The H.P. Lovecraft Historical Society is at heart a wildly ambitious fan club whose mission is to celebrate the work of the horror author through the creation of multi-media projects: music, games, curios, and two feature films, beginning with 2005's The Call of Cthulhu. This film, done in the style of a late-'20s silent movie (that is to say it tries to imitate a version of itself made when the story ws new), is one of the most faithful and visually creative films based on a Lovecraft story, an impressive feat indeed given that "The Call of Cthulhu" is one of the author's pieces least concerned with telling a cinematically viable story, and that's by the standards of man whose work very frequently climaxes in a sequence where the narrator is reduced to assuring us that the unspeakable, indescribable things he is seeing are horrifying indeed, not least because they could not exist in Euclidean space.

It's taken a few years, but they've come out with a follow-up, The Whisperer in Darkness, which reunites most of the same people, though in different permutations (the last film was written by Sean Branney and directed by Andrew Leman, this one is directed by Branney, and co-written by both men); instead of copying the idioms of silent film, this one seeks to replicate a mid- to late-'30s horror picture, which it does with somewhat indifferent results: while cinematographer (and editor, but that doesn't matter in this context) David Robertson gets the lighting right, he and Branney aren't otherwise as strict with camera angles and the like as Robertson and Leman were in making Ctulhu.

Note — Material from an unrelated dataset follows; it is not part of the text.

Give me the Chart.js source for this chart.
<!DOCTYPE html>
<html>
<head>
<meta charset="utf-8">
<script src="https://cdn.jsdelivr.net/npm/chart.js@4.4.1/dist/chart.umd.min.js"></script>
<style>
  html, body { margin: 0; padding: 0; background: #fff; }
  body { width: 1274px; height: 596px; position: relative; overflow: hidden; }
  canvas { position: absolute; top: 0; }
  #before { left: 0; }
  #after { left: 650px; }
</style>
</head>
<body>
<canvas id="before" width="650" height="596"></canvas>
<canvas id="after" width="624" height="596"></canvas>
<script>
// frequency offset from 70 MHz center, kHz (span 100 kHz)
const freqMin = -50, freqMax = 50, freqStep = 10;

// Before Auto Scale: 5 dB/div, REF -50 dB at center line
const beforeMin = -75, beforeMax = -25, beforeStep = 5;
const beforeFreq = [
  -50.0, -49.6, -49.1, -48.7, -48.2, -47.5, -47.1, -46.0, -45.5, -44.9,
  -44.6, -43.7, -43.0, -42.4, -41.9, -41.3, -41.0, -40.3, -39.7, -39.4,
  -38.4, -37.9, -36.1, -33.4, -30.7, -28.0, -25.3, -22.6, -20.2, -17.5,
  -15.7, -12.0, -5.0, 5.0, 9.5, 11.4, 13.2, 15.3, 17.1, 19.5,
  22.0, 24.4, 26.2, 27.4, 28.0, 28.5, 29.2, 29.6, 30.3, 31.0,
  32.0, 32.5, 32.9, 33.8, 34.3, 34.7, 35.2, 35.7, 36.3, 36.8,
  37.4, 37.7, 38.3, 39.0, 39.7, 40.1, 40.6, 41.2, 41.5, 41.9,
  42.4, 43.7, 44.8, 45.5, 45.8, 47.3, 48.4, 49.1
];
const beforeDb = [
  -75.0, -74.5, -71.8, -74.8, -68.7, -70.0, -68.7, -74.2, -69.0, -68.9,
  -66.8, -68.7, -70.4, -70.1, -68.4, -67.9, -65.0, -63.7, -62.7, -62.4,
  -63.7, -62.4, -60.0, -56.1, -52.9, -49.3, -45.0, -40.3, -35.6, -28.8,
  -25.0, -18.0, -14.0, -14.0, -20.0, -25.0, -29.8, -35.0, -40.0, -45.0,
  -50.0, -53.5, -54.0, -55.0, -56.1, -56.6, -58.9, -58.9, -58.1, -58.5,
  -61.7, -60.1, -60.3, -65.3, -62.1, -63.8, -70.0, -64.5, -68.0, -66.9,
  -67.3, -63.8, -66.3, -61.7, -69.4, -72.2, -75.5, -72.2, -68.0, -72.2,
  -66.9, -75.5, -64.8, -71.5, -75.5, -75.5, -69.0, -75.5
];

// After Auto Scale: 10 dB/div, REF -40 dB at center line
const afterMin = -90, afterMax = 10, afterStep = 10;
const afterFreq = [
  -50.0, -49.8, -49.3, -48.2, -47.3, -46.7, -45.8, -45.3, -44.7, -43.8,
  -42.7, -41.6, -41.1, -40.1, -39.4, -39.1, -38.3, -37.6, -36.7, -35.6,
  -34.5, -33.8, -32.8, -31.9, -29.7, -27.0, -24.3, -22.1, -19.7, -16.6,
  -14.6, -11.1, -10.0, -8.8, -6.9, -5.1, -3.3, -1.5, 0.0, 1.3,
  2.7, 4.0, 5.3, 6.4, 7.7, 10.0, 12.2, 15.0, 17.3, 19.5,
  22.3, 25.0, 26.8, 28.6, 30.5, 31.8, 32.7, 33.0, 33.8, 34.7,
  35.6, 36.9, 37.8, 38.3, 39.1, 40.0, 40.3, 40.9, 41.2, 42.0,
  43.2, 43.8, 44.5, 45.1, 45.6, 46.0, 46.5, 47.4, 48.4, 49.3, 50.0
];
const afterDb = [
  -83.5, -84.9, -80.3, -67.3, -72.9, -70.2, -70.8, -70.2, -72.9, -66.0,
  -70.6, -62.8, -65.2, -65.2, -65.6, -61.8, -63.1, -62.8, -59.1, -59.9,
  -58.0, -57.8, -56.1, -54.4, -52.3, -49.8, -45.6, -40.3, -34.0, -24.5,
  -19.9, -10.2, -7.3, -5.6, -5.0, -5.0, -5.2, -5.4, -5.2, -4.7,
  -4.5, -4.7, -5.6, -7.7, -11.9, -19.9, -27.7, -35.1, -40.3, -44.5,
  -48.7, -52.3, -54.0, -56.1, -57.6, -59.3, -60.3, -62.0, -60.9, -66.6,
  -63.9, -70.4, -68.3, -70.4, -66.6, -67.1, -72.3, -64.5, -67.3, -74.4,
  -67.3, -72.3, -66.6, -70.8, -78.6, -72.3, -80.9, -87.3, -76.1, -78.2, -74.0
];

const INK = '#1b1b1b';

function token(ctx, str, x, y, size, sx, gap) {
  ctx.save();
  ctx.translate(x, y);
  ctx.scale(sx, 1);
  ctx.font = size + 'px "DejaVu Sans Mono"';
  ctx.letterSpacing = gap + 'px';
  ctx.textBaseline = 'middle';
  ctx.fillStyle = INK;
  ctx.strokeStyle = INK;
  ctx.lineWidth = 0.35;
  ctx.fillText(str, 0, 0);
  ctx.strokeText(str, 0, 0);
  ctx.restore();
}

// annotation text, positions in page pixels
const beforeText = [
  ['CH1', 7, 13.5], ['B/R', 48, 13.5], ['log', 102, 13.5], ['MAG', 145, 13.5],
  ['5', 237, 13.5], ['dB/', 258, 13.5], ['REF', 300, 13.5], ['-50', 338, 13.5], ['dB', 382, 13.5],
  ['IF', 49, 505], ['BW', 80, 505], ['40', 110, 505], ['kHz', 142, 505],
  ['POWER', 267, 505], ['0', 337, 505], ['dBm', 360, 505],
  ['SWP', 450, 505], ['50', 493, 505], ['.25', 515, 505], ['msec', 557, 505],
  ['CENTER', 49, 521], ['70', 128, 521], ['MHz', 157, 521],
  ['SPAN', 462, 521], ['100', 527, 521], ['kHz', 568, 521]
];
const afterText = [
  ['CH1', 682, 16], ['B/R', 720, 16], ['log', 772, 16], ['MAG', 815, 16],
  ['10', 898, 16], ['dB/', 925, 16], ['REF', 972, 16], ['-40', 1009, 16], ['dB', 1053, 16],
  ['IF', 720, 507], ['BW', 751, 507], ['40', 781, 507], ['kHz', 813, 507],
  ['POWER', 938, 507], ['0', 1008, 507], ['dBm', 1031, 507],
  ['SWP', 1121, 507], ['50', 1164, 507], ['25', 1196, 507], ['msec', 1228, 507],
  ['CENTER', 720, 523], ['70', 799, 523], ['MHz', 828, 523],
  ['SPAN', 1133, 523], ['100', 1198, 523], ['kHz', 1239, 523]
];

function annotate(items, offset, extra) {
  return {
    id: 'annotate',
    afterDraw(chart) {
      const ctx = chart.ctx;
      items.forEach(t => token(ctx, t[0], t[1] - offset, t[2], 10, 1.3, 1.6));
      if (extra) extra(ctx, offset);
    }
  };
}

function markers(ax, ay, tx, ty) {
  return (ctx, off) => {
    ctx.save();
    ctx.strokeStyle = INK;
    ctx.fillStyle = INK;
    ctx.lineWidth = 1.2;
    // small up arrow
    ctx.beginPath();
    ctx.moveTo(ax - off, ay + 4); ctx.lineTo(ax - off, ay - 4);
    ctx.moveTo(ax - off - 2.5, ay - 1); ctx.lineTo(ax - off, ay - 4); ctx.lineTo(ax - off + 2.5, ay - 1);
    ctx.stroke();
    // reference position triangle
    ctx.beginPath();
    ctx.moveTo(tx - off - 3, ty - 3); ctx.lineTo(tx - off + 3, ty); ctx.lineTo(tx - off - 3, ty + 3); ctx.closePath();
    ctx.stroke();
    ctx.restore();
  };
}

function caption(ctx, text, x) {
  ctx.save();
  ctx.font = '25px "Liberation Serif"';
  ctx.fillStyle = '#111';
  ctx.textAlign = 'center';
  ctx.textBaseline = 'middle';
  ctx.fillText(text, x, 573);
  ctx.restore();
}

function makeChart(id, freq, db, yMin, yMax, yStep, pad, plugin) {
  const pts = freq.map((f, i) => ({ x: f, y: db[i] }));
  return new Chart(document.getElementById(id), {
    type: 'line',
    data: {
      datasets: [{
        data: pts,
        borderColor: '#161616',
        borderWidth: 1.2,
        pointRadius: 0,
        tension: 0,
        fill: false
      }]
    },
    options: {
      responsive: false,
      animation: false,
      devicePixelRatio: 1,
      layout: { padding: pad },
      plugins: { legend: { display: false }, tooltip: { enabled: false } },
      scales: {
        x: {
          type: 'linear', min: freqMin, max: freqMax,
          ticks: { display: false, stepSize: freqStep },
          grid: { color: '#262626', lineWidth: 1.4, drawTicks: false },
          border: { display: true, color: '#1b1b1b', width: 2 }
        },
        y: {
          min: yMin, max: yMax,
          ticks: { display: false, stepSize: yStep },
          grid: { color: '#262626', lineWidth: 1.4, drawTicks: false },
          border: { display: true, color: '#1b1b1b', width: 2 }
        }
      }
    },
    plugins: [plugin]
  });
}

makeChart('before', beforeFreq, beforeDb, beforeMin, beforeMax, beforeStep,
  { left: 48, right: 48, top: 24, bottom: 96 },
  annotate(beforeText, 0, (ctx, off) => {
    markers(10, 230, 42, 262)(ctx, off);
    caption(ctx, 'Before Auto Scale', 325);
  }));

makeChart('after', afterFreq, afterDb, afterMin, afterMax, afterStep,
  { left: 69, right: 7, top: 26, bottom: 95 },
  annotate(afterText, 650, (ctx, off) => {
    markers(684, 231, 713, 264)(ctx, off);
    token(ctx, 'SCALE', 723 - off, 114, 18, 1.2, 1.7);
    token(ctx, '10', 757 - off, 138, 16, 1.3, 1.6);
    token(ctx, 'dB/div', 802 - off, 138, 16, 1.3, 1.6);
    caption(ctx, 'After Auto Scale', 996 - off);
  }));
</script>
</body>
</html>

It doesn't really look like a found-footage piece from the '30s, in other words, but a film made in the present day only in black-and-white, and with unusually diffuse lighting (the film proudly describes itself as being "shot in Mythoscope" during the opening credits, which are the most period-authentic bit of the entire film), sharing Cthulhu's chief flaw of being obviously shot on video, and marrying that to decent but not-all-there sound recording.

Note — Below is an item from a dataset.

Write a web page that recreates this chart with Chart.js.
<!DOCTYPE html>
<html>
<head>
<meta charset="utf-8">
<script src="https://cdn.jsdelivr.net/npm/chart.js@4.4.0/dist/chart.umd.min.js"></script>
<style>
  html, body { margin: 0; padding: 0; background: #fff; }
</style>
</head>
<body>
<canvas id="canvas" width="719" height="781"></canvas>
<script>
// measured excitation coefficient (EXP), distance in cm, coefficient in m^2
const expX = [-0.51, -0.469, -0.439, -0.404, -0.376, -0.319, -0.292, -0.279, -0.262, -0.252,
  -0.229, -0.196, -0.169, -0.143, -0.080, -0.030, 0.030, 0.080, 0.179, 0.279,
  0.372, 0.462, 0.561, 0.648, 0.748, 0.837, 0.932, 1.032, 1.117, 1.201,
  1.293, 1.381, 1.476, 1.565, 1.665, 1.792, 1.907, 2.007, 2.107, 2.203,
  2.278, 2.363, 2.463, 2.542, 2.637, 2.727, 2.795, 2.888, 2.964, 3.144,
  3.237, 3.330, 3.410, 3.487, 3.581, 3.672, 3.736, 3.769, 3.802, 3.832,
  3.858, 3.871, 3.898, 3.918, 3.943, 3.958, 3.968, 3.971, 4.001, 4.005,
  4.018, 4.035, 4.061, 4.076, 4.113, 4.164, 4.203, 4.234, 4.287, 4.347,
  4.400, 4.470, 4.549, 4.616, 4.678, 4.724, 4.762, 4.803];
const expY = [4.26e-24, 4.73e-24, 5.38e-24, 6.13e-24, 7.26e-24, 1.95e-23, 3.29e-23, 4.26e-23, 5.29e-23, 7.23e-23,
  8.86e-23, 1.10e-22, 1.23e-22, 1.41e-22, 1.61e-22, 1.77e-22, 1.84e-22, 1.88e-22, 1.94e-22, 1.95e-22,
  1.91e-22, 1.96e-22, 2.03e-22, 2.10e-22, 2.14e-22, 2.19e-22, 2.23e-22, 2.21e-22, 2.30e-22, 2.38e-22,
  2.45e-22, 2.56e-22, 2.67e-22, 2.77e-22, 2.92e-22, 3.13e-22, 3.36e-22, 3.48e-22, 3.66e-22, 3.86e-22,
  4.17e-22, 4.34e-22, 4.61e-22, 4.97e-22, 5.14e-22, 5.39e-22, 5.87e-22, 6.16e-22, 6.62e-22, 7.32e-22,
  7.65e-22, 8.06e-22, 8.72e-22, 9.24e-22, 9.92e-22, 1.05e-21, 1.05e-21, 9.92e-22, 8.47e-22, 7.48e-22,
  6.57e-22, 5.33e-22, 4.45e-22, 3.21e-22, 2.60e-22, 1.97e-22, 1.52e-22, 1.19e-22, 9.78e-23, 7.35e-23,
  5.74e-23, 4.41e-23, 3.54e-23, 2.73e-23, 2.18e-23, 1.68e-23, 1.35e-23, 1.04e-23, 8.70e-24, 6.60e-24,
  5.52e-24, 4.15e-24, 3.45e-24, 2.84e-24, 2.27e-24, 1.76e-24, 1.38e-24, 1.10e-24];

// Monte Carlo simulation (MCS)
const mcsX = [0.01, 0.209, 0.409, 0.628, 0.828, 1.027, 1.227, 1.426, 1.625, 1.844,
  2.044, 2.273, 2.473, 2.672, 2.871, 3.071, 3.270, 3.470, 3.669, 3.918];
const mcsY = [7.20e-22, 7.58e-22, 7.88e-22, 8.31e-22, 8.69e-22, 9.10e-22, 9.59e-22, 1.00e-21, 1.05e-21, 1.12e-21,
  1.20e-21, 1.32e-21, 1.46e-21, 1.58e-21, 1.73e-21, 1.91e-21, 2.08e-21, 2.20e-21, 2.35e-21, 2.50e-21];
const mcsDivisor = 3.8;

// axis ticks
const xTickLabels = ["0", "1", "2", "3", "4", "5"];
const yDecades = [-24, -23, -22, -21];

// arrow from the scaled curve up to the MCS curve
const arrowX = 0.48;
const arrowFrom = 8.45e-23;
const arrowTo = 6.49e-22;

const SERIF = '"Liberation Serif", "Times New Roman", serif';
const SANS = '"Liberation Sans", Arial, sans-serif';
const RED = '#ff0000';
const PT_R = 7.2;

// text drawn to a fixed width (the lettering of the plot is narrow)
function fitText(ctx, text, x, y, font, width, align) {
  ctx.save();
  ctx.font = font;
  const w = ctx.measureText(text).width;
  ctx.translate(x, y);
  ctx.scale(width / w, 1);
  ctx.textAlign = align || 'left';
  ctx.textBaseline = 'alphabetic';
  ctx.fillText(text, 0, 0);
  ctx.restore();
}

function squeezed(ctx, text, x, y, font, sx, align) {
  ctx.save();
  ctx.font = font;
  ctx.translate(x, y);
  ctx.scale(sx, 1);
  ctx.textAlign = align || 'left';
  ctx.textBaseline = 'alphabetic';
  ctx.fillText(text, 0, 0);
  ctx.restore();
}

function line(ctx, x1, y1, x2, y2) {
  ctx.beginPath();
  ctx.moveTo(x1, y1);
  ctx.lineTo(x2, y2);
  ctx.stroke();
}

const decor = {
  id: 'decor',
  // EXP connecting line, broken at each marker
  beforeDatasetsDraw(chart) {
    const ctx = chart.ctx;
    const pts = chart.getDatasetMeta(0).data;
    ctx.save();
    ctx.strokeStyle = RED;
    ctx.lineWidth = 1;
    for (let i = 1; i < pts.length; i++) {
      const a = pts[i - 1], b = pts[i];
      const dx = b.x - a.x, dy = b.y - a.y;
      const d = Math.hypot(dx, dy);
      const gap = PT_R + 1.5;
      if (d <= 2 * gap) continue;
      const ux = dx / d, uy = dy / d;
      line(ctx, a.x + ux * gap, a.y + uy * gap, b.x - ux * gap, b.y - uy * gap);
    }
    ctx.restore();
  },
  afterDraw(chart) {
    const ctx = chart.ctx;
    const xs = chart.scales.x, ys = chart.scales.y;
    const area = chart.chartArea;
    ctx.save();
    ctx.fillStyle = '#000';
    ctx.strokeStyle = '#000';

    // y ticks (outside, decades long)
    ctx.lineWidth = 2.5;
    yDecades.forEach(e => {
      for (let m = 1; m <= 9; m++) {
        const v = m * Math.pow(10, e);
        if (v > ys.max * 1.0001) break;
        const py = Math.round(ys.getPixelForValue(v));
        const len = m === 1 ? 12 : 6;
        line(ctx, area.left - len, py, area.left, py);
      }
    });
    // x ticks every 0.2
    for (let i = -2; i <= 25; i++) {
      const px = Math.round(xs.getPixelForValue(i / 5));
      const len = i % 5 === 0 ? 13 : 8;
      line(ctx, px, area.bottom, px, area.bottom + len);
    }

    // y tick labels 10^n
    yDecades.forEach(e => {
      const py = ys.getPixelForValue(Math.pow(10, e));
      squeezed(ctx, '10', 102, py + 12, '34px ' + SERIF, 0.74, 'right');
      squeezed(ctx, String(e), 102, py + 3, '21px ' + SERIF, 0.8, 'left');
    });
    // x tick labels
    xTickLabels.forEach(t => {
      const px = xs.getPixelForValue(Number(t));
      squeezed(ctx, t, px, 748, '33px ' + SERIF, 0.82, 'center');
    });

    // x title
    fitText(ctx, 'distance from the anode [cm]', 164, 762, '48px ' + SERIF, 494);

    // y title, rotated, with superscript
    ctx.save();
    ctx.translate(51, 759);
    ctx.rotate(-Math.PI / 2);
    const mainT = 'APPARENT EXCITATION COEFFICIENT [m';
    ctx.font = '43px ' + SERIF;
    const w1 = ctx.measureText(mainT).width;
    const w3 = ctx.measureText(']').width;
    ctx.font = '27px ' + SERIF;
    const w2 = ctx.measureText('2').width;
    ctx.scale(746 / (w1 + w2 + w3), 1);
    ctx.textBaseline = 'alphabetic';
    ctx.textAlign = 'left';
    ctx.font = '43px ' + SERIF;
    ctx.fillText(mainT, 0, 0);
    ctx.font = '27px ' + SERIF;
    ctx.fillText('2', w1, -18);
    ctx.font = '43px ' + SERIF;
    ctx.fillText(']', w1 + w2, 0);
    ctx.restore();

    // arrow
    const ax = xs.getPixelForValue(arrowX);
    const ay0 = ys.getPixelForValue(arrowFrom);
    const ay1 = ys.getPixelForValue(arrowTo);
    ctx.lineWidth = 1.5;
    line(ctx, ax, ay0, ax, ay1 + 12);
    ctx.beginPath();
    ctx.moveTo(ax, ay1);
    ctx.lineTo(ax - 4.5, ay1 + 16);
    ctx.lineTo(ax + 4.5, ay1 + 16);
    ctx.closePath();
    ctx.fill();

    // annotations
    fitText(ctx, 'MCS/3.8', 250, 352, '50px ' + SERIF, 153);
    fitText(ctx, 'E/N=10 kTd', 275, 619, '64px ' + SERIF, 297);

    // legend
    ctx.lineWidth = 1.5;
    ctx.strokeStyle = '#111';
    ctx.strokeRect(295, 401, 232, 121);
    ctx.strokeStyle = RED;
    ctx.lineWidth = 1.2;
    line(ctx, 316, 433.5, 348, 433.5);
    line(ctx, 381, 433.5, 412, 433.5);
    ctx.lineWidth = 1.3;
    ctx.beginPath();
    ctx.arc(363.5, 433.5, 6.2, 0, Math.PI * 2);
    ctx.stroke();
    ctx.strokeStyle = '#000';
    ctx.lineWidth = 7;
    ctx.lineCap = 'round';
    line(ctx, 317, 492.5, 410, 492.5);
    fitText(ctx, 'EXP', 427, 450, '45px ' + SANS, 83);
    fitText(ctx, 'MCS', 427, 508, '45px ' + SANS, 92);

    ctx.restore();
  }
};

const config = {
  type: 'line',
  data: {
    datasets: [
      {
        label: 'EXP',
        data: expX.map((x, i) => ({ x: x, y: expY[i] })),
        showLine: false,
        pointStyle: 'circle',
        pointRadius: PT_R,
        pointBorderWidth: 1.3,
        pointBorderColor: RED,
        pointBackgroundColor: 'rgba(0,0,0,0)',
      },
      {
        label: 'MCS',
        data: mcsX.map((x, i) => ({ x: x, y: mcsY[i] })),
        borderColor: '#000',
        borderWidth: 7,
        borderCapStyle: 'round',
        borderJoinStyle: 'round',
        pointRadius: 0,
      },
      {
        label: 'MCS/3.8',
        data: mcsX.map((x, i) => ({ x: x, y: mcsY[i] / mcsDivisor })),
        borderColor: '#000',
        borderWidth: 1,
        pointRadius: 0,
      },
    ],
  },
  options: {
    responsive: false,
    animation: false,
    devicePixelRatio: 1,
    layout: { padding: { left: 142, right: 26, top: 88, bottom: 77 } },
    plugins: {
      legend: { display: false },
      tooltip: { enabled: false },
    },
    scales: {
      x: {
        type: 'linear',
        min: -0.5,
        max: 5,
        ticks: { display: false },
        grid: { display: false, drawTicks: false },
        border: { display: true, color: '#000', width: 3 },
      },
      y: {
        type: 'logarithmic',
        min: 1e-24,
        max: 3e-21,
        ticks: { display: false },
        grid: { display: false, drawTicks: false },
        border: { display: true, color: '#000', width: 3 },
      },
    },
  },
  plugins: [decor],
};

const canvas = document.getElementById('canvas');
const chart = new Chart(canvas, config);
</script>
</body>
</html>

Not being a satisfying throwback is a very different thing from not being satisfying at all, and the good news about Whisperer is that it still manages to be, if not an absolute top-tier Lovecraft movie, undeniably in the front ranks (this isn't a very serious achievement: Lovecraft films tend to be disappointments if not outright failures; that whole "horror that cannot be imagined by humans or depicted in normal space-time" thing). It helps the film out considerably that it's already one of the story's in Lovecraft's body of work best-suited for cinematic treatment: Miskatonic University folklore professor Albert Wilmarth (Matt Foyer) begins corresponding with Vermont farmer Henry Akeley (Barry Lynch) about the strange phenomena that followed a recent series of floods: strange crab-like beings that correspond to the mythological beings noted in that area since before the first white settlers. Wilmarth is pleasantly dubious, but as evidence mounts up and people start to go missing, he begins to wonder if there might be truth in those folk stories after all; and when he visits Akeley, he is confronted first-hand with the proof of these beings' existence, and the rather hideous explanation for what they're up to.

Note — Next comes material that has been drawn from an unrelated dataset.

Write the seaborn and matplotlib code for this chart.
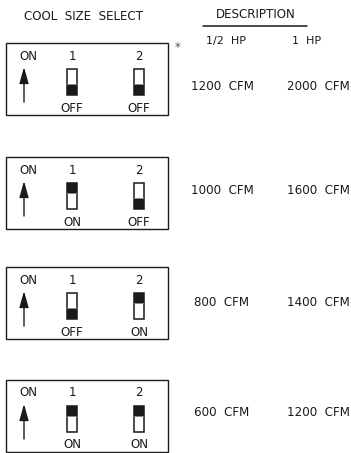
import matplotlib
matplotlib.use("Agg")
import matplotlib.pyplot as plt
from matplotlib.patches import Rectangle
import seaborn as sns

# switch settings per row and the resulting airflow
switch1 = ["OFF", "ON", "OFF", "ON"]
switch2 = ["OFF", "OFF", "ON", "ON"]
cfm_half_hp = [1200, 1000, 800, 600]
cfm_one_hp = [2000, 1600, 1400, 1200]
hp_labels = ["1/2  HP", "1  HP"]

sns.set_theme(style="white")
plt.rcParams["font.family"] = ["DejaVu Sans"]

fig = plt.figure(figsize=(3.51, 4.53), dpi=100)
ax = fig.add_axes([0, 0, 1, 1])
ax.set_xlim(0, 351)
ax.set_ylim(453, 0)
ax.axis("off")

fs = 8.6
ink = "#1a1a1a"

# headers
ax.text(83, 16, "COOL  SIZE  SELECT", ha="center", va="center", fontsize=fs, color=ink)
ax.text(256, 15, "DESCRIPTION", ha="center", va="center", fontsize=fs, color=ink)
ax.plot([203, 307], [26, 26], color=ink, lw=1.1)
ax.text(226, 41, hp_labels[0], ha="center", va="center", fontsize=fs - 0.6, color=ink)
ax.text(307, 41, hp_labels[1], ha="center", va="center", fontsize=fs - 0.6, color=ink)
ax.text(178, 48, "*", ha="center", va="center", fontsize=fs, color="#555555")

row_tops = [43, 157, 267, 380]
cfm_rows_y = [87, 191, 303, 413]
box_h = 72
sw_w, sw_h = 10, 26
sw_x = [72, 139]


def draw_switch(xc, top, state):
    x0 = xc - sw_w / 2
    ax.add_patch(Rectangle((x0, top), sw_w, sw_h, fill=False, ec=ink, lw=1.1))
    dark_h = sw_h * 0.38
    if state == "ON":
        ax.add_patch(Rectangle((x0, top), sw_w, dark_h, color=ink, lw=0))
        ax.add_patch(Rectangle((x0, top + dark_h), sw_w, 1.5, color="#888888", lw=0))
    else:
        ax.add_patch(Rectangle((x0, top + sw_h - dark_h), sw_w, dark_h, color=ink, lw=0))
        ax.add_patch(Rectangle((x0, top + sw_h - dark_h - 1.5), sw_w, 1.5, color="#888888", lw=0))


for i, t in enumerate(row_tops):
    ax.add_patch(Rectangle((6, t), 162, box_h, fill=False, ec=ink, lw=1.0))
    ax.text(28, t + 13, "ON", ha="center", va="center", fontsize=fs, color=ink)
    ax.annotate("", xy=(24, t + 24), xytext=(24, t + 59),
                arrowprops=dict(arrowstyle="-|>,head_length=1.0,head_width=0.28",
                                lw=1.0, color=ink, mutation_scale=10,
                                shrinkA=0, shrinkB=0))
    for xc, num, st in zip(sw_x, ["1", "2"], [switch1[i], switch2[i]]):
        ax.text(xc, t + 13, num, ha="center", va="center", fontsize=fs, color=ink)
        draw_switch(xc, t + 26, st)
        ax.text(xc, t + 65, st, ha="center", va="center", fontsize=fs, color=ink)
    ty = cfm_rows_y[i]
    ax.text(222, ty, f"{cfm_half_hp[i]}  CFM", ha="center", va="center", fontsize=fs, color=ink)
    ax.text(318, ty, f"{cfm_one_hp[i]}  CFM", ha="center", va="center", fontsize=fs, color=ink)

fig.savefig("out.png", dpi=100, facecolor="white")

In adapting the story, Branney and Leman made one absolutely vital decision. Lovecraft's actual story is compressed somewhat, so that we get to the meat of it faster: a weird choice, given how much of the original is effective because of the slow accumulation of curious and unsavory details, but they way they are presented, it's simply not possible that a cinema audience couldn't get ahead of the plot (Wilmarth is not a terribly bright protagonist in the story, and that would only be exaggerated if we saw and heard the same things he did). So the filmmakers simply brush right over anything that might trip themselves up, and replace it at the end with a solid 40 minutes of new material that turns the "I observed with dread" of the story with action - not tremendously Lovecraftian action, but it's an ending that makes sense in terms of the experiment of making the film in the style of the 1930s.

Taken on its own merits as a horror/sci-fi/mystery, it's a fun lark: Foyer makes for a wonderful academic hero, affably smug and uniquely able to act with the candor and earnestness of a '30s B-movie actor (if some of the other actors come off somewhat like a LARP group making home movies, that's sort of in the neighborhood of what goes on). And by relying mostly on atmosphere, with an almost comical amount of nighttime thunderstorms filling up the story, the filmmakers are able to stretch their tiny budget enough so that when they absolutely need to bring in special effects, those effects are fairly credible; the monster design is a tad disappointing - as it almost has to be in any Lovecraft picture - but only in a few shots look unabashedly cheap. Anyway, the two-thirds of the movie based directly on the story are a great exercise in low-budget horror, managing to capture the author's pet theme - nothing is so horrible as that which violates our scientific sense of reason (Lovecraft was as a dedicated atheist and rationalist) - as well as I have ever seen it done in a movie.

The Whisperer in Darkness is only a playful horror picture, where Cthulhu was actually a great & largely successful experiment; but it still gets to the heart of why Lovecraft works as well as anybody ever has. I will not lie, I think it might be nice if the HPLHS folks took a different tack for their next project than "do it in period style!", but they're two-for-two with making that gimmick work tolerably well now, and that's a pretty impressive track record for something so esoteric and prone to failure.